-- Aim --
List each line of the data in which the string "this" appears.

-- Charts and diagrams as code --
——

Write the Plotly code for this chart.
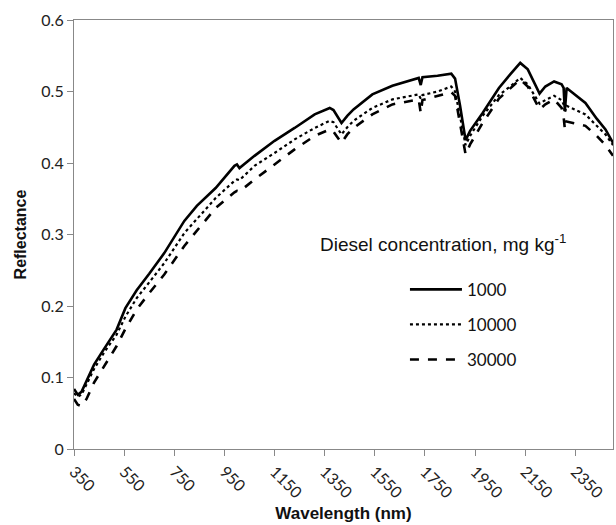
import plotly.graph_objects as go

wavelength = [350, 365, 380, 400, 430, 470, 520, 555, 600, 650, 710, 790, 840, 915, 990, 1000, 1010,
              1070, 1150, 1230, 1310, 1370, 1385, 1417, 1440, 1465, 1540, 1620, 1725, 1733, 1740,
              1800, 1855, 1870, 1890, 1912, 1930, 1980, 2045, 2090, 2130, 2160, 2207, 2230, 2265,
              2295, 2303, 2308, 2315, 2340, 2390, 2435, 2470, 2500]

refl_1000 = [0.084, 0.076, 0.080, 0.095, 0.118, 0.140, 0.167, 0.197, 0.222, 0.245, 0.274, 0.319, 0.340,
             0.365, 0.396, 0.398, 0.393, 0.410, 0.431, 0.449, 0.468, 0.477, 0.474, 0.456, 0.466, 0.475,
             0.496, 0.508, 0.519, 0.509, 0.520, 0.522, 0.525, 0.518, 0.480, 0.432, 0.445, 0.470, 0.505,
             0.524, 0.540, 0.531, 0.497, 0.507, 0.514, 0.510, 0.505, 0.473, 0.505, 0.498, 0.484, 0.462,
             0.447, 0.428]

refl_10000 = [0.078, 0.073, 0.076, 0.090, 0.112, 0.135, 0.160, 0.185, 0.211, 0.233, 0.260, 0.302, 0.322,
              0.351, 0.375, 0.377, 0.376, 0.396, 0.414, 0.433, 0.449, 0.459, 0.457, 0.440, 0.450, 0.459,
              0.477, 0.489, 0.496, 0.490, 0.495, 0.500, 0.507, 0.500, 0.465, 0.425, 0.438, 0.466, 0.495,
              0.507, 0.519, 0.510, 0.483, 0.488, 0.494, 0.488, 0.482, 0.470, 0.480, 0.476, 0.468, 0.452,
              0.440, 0.425]

refl_30000 = [0.070, 0.062, 0.060, 0.070, 0.093, 0.115, 0.144, 0.168, 0.195, 0.218, 0.244, 0.284, 0.305,
              0.337, 0.359, 0.361, 0.360, 0.377, 0.398, 0.419, 0.438, 0.447, 0.444, 0.428, 0.440, 0.449,
              0.468, 0.482, 0.489, 0.470, 0.488, 0.494, 0.499, 0.494, 0.455, 0.412, 0.426, 0.456, 0.490,
              0.505, 0.517, 0.507, 0.475, 0.482, 0.489, 0.477, 0.465, 0.447, 0.458, 0.456, 0.452, 0.438,
              0.425, 0.410]

series_names = ["1000", "10000", "30000"]
legend_title = "Diesel concentration, mg kg<sup>-1</sup>"

fig = go.Figure()
styles = [("solid", 2.6), ("dot", 2.2), ("dash", 2.6)]
for name, vals, (dash, w) in zip(series_names, [refl_1000, refl_10000, refl_30000], styles):
    fig.add_trace(go.Scatter(x=wavelength, y=vals, mode="lines", name=name, legendgroup=name,
                             line=dict(color="black", width=w, dash=dash)))

axis_common = dict(showline=True, linecolor="#888888", linewidth=1.2, mirror=True,
                   ticks="outside", ticklen=6, tickcolor="#888888", showgrid=False, zeroline=False,
                   tickfont=dict(family="Lato", size=16, color="#222222"))

fig.update_xaxes(range=[350, 2500], tick0=350, dtick=200, tickangle=45,
                 title=dict(text="Wavelength (nm)", font=dict(family="Liberation Sans", size=17, color="#111111"), standoff=6),
                 **axis_common)
fig.update_yaxes(range=[0, 0.6], dtick=0.1, tickformat=".1~f",
                 title=dict(text="Reflectance", font=dict(family="Liberation Sans", size=16, color="#111111"), standoff=10),
                 **axis_common)

fig.add_annotation(text=legend_title, xref="paper", yref="paper", x=0.453, y=0.480,
                   xanchor="left", yanchor="middle", showarrow=False,
                   font=dict(family="Liberation Sans", size=19, color="#111111"))

fig.update_layout(
    width=616, height=525,
    margin=dict(l=74, r=3, t=20, b=76),
    plot_bgcolor="white", paper_bgcolor="white",
    legend=dict(x=0.614, y=0.413, xanchor="left", yanchor="top", tracegroupgap=10, itemwidth=52,
                font=dict(family="Lato", size=17, color="#111111"),
                bgcolor="rgba(0,0,0,0)"),
)
fig.layout.xaxis.title.font.weight = "bold"
fig.layout.yaxis.title.font.weight = "bold"

fig.write_html("out.html")
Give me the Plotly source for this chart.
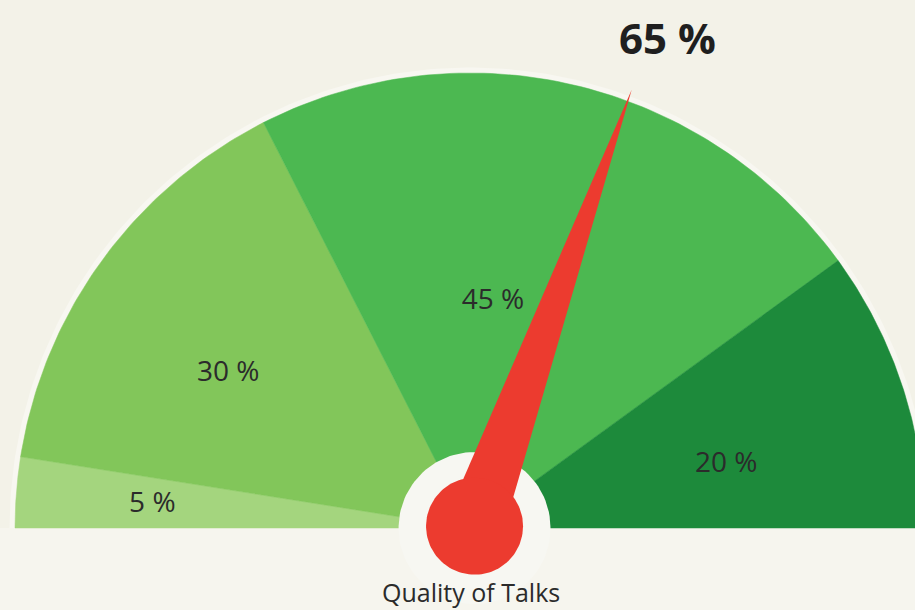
import numpy as np
import plotly.graph_objects as go

# ---- data ----
segment_values = [5, 30, 45, 20]              # share of each band (%)
segment_labels = ["5 %", "30 %", "45 %", "20 %"]
gauge_value = 65                              # headline value (%)
needle_position = 61                          # where the needle points (%)
gauge_title = "Quality of Talks"

# ---- styles ----
segment_colors = ["#a4d57e", "#82c65a", "#4cb851", "#1d8a3b"]
label_radius = [0.70, 0.63, 0.50, 0.58]
label_angle_shift = [0.4, 3.5, 7.7, -4.2]     # degrees
bg = "#f3f2e8"
red = "#ec3b2f"


def circle(cx, cy, r, n=120):
    t = np.linspace(0, 2 * np.pi, n)
    return cx + r * np.cos(t), cy + r * np.sin(t)


fig = go.Figure()

# soft halo around the dial
th = np.linspace(0, np.pi, 200)
halo_r = 1.012
fig.add_trace(go.Scatter(x=np.r_[halo_r * np.cos(th), 0], y=np.r_[halo_r * np.sin(th), 0],
                         fill="toself", fillcolor="#f8f7f1", line=dict(width=0),
                         mode="lines", hoverinfo="skip", showlegend=False))

total = sum(segment_values)
cum = 0.0
for v, col, lab, lr, sh in zip(segment_values, segment_colors, segment_labels,
                               label_radius, label_angle_shift):
    a0 = np.pi * (1 - cum / total)
    a1 = np.pi * (1 - (cum + v) / total)
    t = np.linspace(a0, a1, 80)
    xs = np.r_[0, np.cos(t), 0]
    ys = np.r_[0, np.sin(t), 0]
    fig.add_trace(go.Scatter(x=xs, y=ys, fill="toself", fillcolor=col,
                             line=dict(width=0.5, color=col), mode="lines",
                             hoverinfo="skip", showlegend=False))
    am = (a0 + a1) / 2 + np.deg2rad(sh)
    fig.add_trace(go.Scatter(x=[lr * np.cos(am)], y=[lr * np.sin(am)], mode="text",
                             text=[lab], textposition="middle center",
                             textfont=dict(family="Open Sans", size=28, color="#2b2b2b"),
                             hoverinfo="skip", showlegend=False))
    cum += v

# base strip below the dial (slightly lighter)
fig.add_shape(type="rect", x0=-1.2, x1=1.2, y0=-0.3, y1=0,
              fillcolor="#f6f5ee", line=dict(width=0), layer="below")

# white ring around hub (drawn under the needle)
hub_cx, hub_cy = 0.010, 0.004
ring_r = 0.167
rx, ry = circle(hub_cx, 0, ring_r)
fig.add_trace(go.Scatter(x=rx, y=ry, fill="toself", fillcolor="#f7f7f2", line=dict(width=0),
                         mode="lines", hoverinfo="skip", showlegend=False))

# needle
ang = np.pi * (1 - needle_position / 100)
tip_r = 1.02
hw = 0.064
px, py = -np.sin(ang), np.cos(ang)
nx = [hub_cx + hw * px, hub_cx + tip_r * np.cos(ang), hub_cx - hw * px, hub_cx + hw * px]
ny = [hub_cy + hw * py, hub_cy + tip_r * np.sin(ang), hub_cy - hw * py, hub_cy + hw * py]
fig.add_trace(go.Scatter(x=nx, y=ny, fill="toself", fillcolor=red, line=dict(width=0),
                         mode="lines", hoverinfo="skip", showlegend=False))

# hub
hub_r = 0.1066
hx, hy = circle(hub_cx, hub_cy, hub_r)
fig.add_trace(go.Scatter(x=hx, y=hy, fill="toself", fillcolor=red, line=dict(width=0),
                         mode="lines", hoverinfo="skip", showlegend=False))

fig.add_annotation(x=0.435, y=1.077, text=f"<b>{gauge_value} %</b>", showarrow=False,
                   font=dict(family="Open Sans", size=42, color="#1f1f1f"),
                   xanchor="center", yanchor="middle")
fig.add_annotation(x=0.002, y=-0.1407, text=gauge_title, showarrow=False,
                   font=dict(family="Open Sans", size=25, color="#2b2b2b"),
                   xanchor="center", yanchor="middle")

fig.update_layout(
    width=915, height=610, autosize=False,
    margin=dict(l=0, r=0, t=0, b=0),
    paper_bgcolor=bg, plot_bgcolor=bg,
    xaxis=dict(range=[-470 / 455, 445 / 455], visible=False, fixedrange=True),
    yaxis=dict(range=[-82 / 455, 528 / 455], visible=False, fixedrange=True),
    showlegend=False,
)

fig.write_html("out.html", config={"displayModeBar": False},
               post_script="document.body.style.margin='0';document.body.style.background='%s';" % bg)
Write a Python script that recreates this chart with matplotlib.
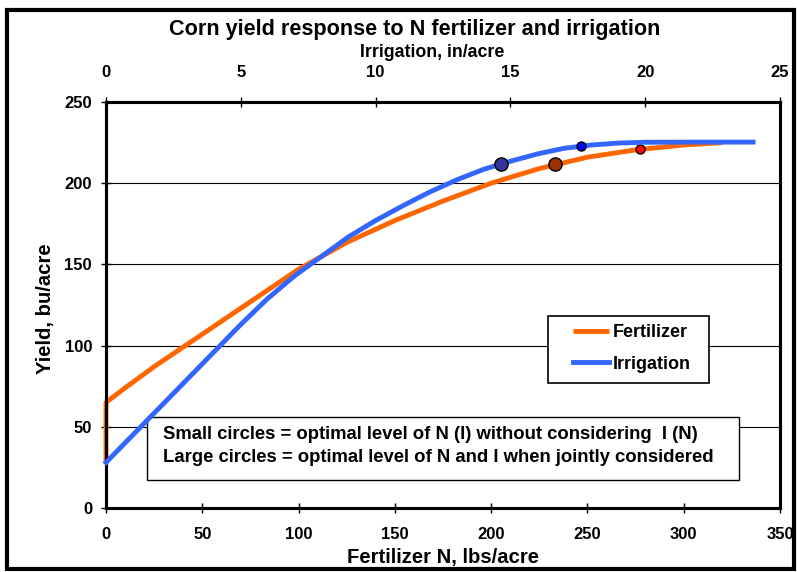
import numpy as np
import matplotlib
matplotlib.use("Agg")
import matplotlib.pyplot as plt
from matplotlib.patches import Rectangle

plt.rcParams['font.family'] = ['Liberation Sans', 'DejaVu Sans']
plt.rcParams['font.weight'] = 'bold'

# fertilizer response (bottom axis, lbs N/acre)
fert_n = [0, 0, 10, 25, 50, 75, 100, 125, 150, 175, 200, 225, 250, 275, 300, 320]
fert_yield = [28, 65, 74, 87, 107, 127, 147, 163.5, 177, 189, 200, 209, 216, 220.5, 223.5, 225]

# irrigation response (top axis, in/acre)
irr_in = [0, 1, 2, 3, 4, 5, 6, 7, 8, 9, 10, 11, 12, 13, 14, 15, 16, 17, 18, 19, 20, 22, 24]
irr_yield = [28, 45, 62, 79, 96, 113, 129, 143, 155, 167, 177, 186, 194.5, 202, 208.5,
             213.5, 218, 221.5, 223.5, 224.7, 225.2, 225.3, 225.3]

# optimum points
small_fert = (277.4, 220.8)
large_fert = (233.3, 211.7)
small_irr = (17.6, 222.6)
large_irr = (14.65, 211.8)

note_lines = ['Small circles = optimal level of N (I) without considering  I (N)',
              'Large circles = optimal level of N and I when jointly considered']

orange = '#FF6600'
blue = '#3366FF'

fig = plt.figure(figsize=(7.97, 5.72), dpi=100)
ax = fig.add_axes([0.133, 0.112, 0.8457, 0.7097])
ax2 = ax.twiny()

ax.set_xlim(0, 350)
ax.set_ylim(0, 250)
ax2.set_xlim(0, 25)

ax.set_yticks([0, 50, 100, 150, 200, 250])
ax.set_xticks(range(0, 351, 50))
ax2.set_xticks(range(0, 26, 5))
for y in [50, 100, 150, 200]:
    ax.axhline(y, color='black', lw=0.8, zorder=0)

l1, = ax.plot(fert_n, fert_yield, color=orange, lw=3.5, zorder=3, clip_on=False,
              solid_capstyle='butt')
ax.plot(*large_fert, 'o', ms=9.5, mfc='#993300', mec='black', mew=1, zorder=5)
ax.plot(*small_fert, 'o', ms=6.5, mfc='#FF0000', mec='black', mew=1, zorder=5)

l2, = ax2.plot(irr_in, irr_yield, color=blue, lw=3.5, zorder=3, clip_on=False)
ax2.plot(*large_irr, 'o', ms=9.5, mfc='#333399', mec='black', mew=1, zorder=5)
ax2.plot(*small_irr, 'o', ms=6.5, mfc='#0000FF', mec='black', mew=1, zorder=5)

for a in (ax, ax2):
    for s in a.spines.values():
        s.set_linewidth(2.2)
    a.tick_params(direction='inout', length=7, width=1, labelsize=12)
ax.tick_params(axis='x', pad=10.5)
ax.tick_params(axis='y', pad=6.5)
ax2.tick_params(axis='x', pad=12)

ax.set_xlabel('Fertilizer N, lbs/acre', fontsize=14.6, fontweight='bold', va='center')
ax.xaxis.set_label_coords(0.5, -0.123)
ax.set_ylabel('Yield, bu/acre', fontsize=14.6, fontweight='bold', va='center')
ax.yaxis.set_label_coords(-0.09, 0.49)
ax2.set_xlabel('Irrigation, in/acre', fontsize=12.8, fontweight='bold', va='center')
ax2.xaxis.set_label_coords(0.484, 1.121)
fig.text(0.520, 0.948, 'Corn yield response to N fertilizer and irrigation',
         ha='center', va='center', fontsize=15.6, fontweight='bold')

# legend: frame drawn separately so the padding can differ left/right vs top/bottom
ax.add_patch(Rectangle((0.656, 0.308), 0.239, 0.165, transform=ax.transAxes,
                       fc='white', ec='black', lw=1.2, zorder=6))
leg = ax.legend([l1, l2], ['Fertilizer', 'Irrigation'], loc='center left',
                bbox_to_anchor=(0.693, 0.393), borderaxespad=0, borderpad=0,
                frameon=False, fontsize=13, handlelength=1.98,
                handletextpad=0.22, labelspacing=0.8)
leg.set_zorder(7)

# note box
ax.add_patch(Rectangle((0.0608, 0.069), 0.878, 0.156, transform=ax.transAxes,
                       fc='white', ec='black', lw=1, zorder=6))
ax.text(0.085, 0.169, note_lines[0], transform=ax.transAxes, fontsize=13.3,
        fontweight='bold', va='baseline', zorder=7)
ax.text(0.085, 0.114, note_lines[1], transform=ax.transAxes, fontsize=13.3,
        fontweight='bold', va='baseline', zorder=7)

fig.patches.append(Rectangle((7 / 797, 3 / 572), 787 / 797, 559 / 572,
                             transform=fig.transFigure, fill=False, ec='black', lw=3))

fig.savefig('out.png', dpi=100)
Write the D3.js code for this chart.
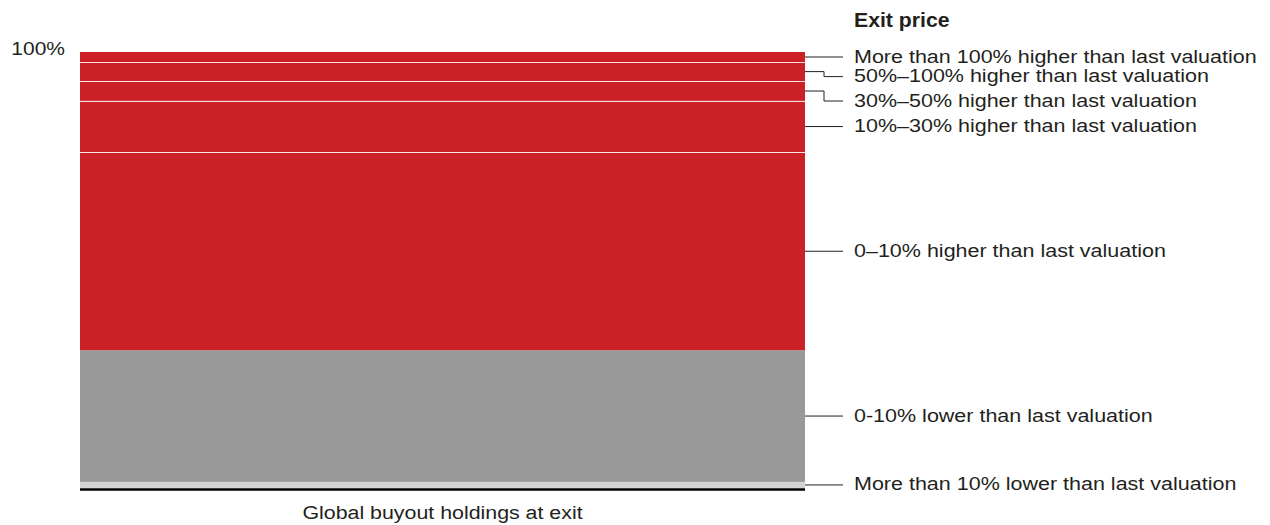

——

-- Reply to the exercise --
Write the Plotly code for this chart.
Give me the Plotly source for this chart.
Write a Python script that recreates this chart with matplotlib.
Write the D3.js code for this chart.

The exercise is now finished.